The right hon. Gentleman saw them carry out that policy, and he saw it was a failure, and it is now, of course, going very nicely his way. I must say I have some sympathy with the Leader of the Opposition. He always has a tough time. Not only in Opposition does he have a tough time, but he had a tough time when he was in the Government. He is like a ball thrown backward and forward between the various factions in his party— The Ball no Question makes of Ayes and Noes But Right or Left as strikes the Player goes. Inflation and the things that flow from it, such as the crisis in our balance of payments, have been the main factors in the setback to our arms programme, and it is the duty of the Chancellor of the Exchequer to do what he can to put these things right, and he is now engaged upon doing so. The Services also have duties in this matter. The Estimates debates are coming on in the next two or three weeks, and my right hon. and hon. Friends will be talking on these matters. In the Services the greatest possible efforts are being made to economise, to cut down on things which are inessential, to cut down on unnecessary establishments and on unnecessary staffs.
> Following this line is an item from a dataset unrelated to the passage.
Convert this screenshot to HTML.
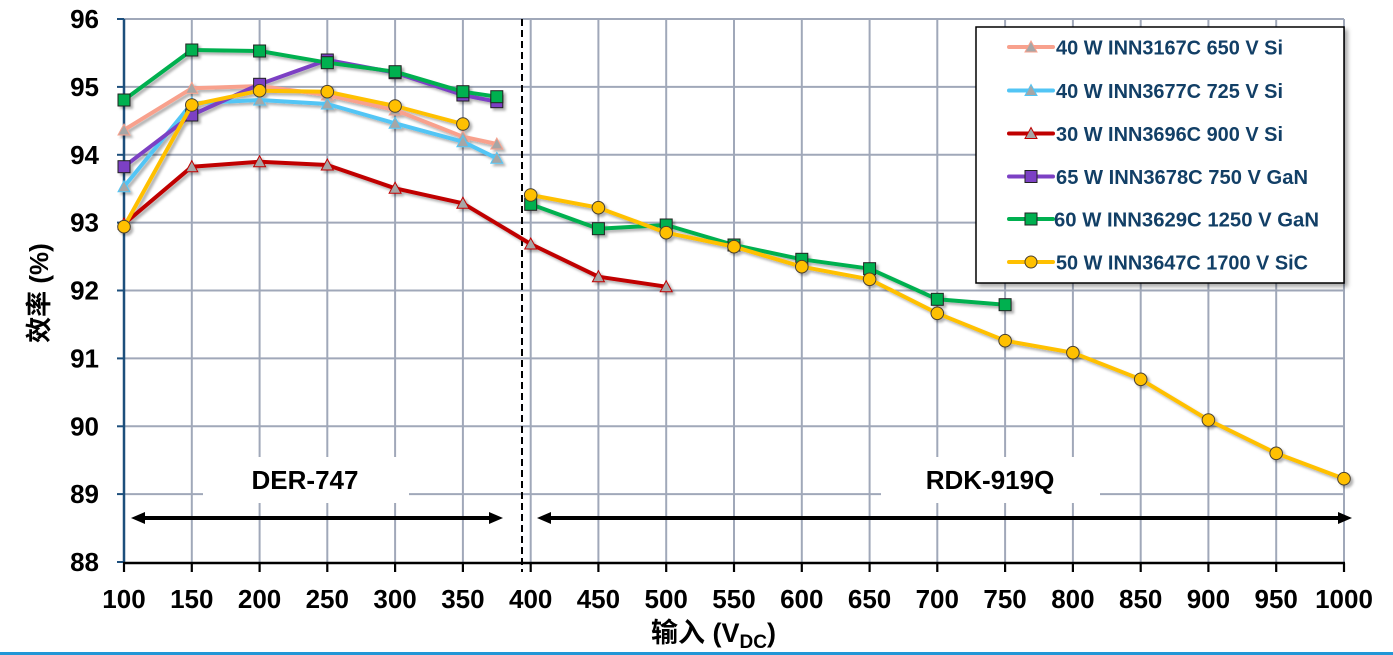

I believe that we shall be able to do a very great deal in that respect, and I think that my right hon. and hon. Friends will have a good deal to say about all this in the Estimates debates. I was glad that the hon. and gallant Gentleman the Member for Derby, North (Group Captain Wilcock), who made a very interesting speech, raised the question of establishments and waste in the Services. He made some very sensible suggestions about the matter.

There have not in this debate been many detailed points raised concerning either the Army or the Navy and, therefore, as the Estimates are just coming on, I shall not talk about them tonight, although I should like to mention the speech made by my hon. and gallant Friend the Member for Merton and Morden (Captain Ryder). Tomorrow, the First Lord and his colleagues will be dealing with the points my hon. and gallant Friend had in mind.